Au total, les titres de Maître et de Prophète ne correspondent pas, pour Jean, à la dignité de Jésus

Le Messie

L’Oint (Mashiah en hébreu, Meshiba en araméen, Christos en grec) est l’un de titres les plus couramment attribués à Jésus par les auteurs du Nouveau Testament. A cette époque, le Messie ne désignait pas seulement le Messie Roi, mais également le Messie prêtre comme en témoigne les Ecrits de la mer Morte et l’épître aux hébreux. Et la ferveur messianique, loin d’être omniprésente, est attestée, dans la littérature juive, lors des soulèvements politiques survenus de –200 et + 100. Le thème messianique repose sur l’espoir du Roi Messie à venir, issu de la lignée de David, qui restaurera la souveraineté du peuple juif en mettant un terme à des siècles de domination étrangère notamment l’Empire romain.

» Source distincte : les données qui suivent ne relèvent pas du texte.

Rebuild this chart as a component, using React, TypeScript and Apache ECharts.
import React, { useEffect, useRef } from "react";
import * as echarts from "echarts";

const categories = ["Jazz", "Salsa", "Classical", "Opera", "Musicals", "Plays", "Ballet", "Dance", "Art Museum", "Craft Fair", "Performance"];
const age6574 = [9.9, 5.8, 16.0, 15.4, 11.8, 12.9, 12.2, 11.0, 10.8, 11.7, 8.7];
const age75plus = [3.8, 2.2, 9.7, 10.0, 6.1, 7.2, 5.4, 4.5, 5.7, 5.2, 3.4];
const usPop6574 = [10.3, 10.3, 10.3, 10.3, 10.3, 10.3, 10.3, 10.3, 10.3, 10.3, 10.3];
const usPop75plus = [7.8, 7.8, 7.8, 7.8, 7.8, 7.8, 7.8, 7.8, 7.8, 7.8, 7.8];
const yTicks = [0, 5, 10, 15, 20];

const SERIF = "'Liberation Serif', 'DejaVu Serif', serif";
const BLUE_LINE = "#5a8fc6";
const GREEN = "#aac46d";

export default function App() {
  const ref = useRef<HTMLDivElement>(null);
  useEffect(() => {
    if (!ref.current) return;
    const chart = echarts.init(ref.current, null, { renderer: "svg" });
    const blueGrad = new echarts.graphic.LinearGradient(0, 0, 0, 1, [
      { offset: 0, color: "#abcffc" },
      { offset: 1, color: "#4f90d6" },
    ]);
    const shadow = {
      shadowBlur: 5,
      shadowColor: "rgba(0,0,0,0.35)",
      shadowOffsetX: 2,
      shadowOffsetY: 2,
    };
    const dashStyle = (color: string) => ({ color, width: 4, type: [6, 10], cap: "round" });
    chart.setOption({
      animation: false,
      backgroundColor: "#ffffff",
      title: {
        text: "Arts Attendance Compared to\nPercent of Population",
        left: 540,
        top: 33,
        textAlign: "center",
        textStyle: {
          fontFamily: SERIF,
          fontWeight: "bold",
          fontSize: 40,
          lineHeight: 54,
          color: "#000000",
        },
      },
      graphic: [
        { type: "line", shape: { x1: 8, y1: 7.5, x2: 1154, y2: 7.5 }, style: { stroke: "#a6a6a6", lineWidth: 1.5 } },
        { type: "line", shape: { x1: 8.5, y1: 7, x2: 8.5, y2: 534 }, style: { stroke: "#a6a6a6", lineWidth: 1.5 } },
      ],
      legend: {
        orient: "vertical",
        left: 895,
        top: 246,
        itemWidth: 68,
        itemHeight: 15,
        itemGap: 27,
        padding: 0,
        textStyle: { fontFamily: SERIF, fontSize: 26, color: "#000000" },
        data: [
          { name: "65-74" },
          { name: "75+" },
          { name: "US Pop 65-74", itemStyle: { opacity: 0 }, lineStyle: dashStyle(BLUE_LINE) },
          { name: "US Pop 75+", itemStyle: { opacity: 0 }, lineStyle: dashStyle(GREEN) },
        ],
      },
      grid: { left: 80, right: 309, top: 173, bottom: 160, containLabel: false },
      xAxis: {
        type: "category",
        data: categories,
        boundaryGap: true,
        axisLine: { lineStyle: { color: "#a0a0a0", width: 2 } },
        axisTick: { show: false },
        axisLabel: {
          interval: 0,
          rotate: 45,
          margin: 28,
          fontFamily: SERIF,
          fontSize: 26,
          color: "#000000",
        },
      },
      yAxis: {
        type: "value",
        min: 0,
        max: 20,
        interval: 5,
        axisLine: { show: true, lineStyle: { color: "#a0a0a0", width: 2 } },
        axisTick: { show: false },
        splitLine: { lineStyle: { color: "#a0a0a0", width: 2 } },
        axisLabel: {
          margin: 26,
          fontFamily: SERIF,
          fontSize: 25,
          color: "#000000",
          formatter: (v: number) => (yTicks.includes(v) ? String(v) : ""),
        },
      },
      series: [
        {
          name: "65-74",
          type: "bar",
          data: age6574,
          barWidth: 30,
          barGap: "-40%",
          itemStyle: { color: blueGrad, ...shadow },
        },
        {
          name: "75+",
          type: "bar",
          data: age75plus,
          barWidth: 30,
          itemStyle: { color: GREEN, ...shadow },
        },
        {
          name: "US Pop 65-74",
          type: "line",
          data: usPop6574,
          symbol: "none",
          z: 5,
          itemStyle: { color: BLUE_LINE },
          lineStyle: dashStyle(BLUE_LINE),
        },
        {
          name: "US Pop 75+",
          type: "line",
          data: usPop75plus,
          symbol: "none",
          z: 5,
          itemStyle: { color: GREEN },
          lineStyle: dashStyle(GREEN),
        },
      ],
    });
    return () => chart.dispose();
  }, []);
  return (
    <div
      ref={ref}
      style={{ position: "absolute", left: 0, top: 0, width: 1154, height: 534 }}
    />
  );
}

Les synoptiques associent Jésus à la dynastie royale juive en faisant remonter sa lignée jusqu’à David (Mt. 1, Lc. 3) et en le qualifiant de « Fils de David »( Mt 9,27 ; Mc 10, 47-48 ; Lc 18, 38-39).

A l’époque de rédaction du 4 eme Evangile l’idéologie davidique s’est atténuée. Les esprits refusent toute possibilité d’un rapprochement entre Jésus et cette figure messianique. Jean note dans la bouche des Juifs les propos hostiles : Jésus le Galiléen ne pouvait remplir la fonction d’un messie qui devrait être traditionnellement issu de Bethléem. Autre obstacle, la croyance en une origine secrète, le Messie arriverait soudainement, comme s’il venait de nulle part. « Nous savons d’où vient cet homme ; le Christ, lui, personne ne saura d’où il vient » (Jn 7, 26-27)

Jésus le juif :

Les évangélistes décrivent Jésus comme un Juif profondément attaché aux lois et coutumes de son peuple :
Présence dans les synagogues de Galilée et au temple de Jérusalem.
Il mena la Pâques juste avant son arrestation.
Ses vêtements avaient la frange traditionnelle.
Respect pour la législation rituelle : il ordonna au lépreux après l’avoir guéri d’aller se soumettre au jugement des prêtres et d’offrir au Temple le sacrifice prescrit.

Il enseigne la valeur permanente de la Tora : « Avant que ne passent le ciel et la terre, pas un iota, pas le moindre trait ne passeront la loi » Mat. 5,18 ; « l ciel et la terre passeront plus facilement que ne tombera de la loi un seul trait »Lc. 16,17. Bien des efforts ont été faits (dans l’Eglise primitive et dans le christianisme postérieur) pour nier l’affirmation de Jésus sur la permanence de la Tora. Et pour insinuer que la rupture entre le judaïsme, centré sur la loi et le christianisme, mû par l’esprit, avait été initiée par Jésus.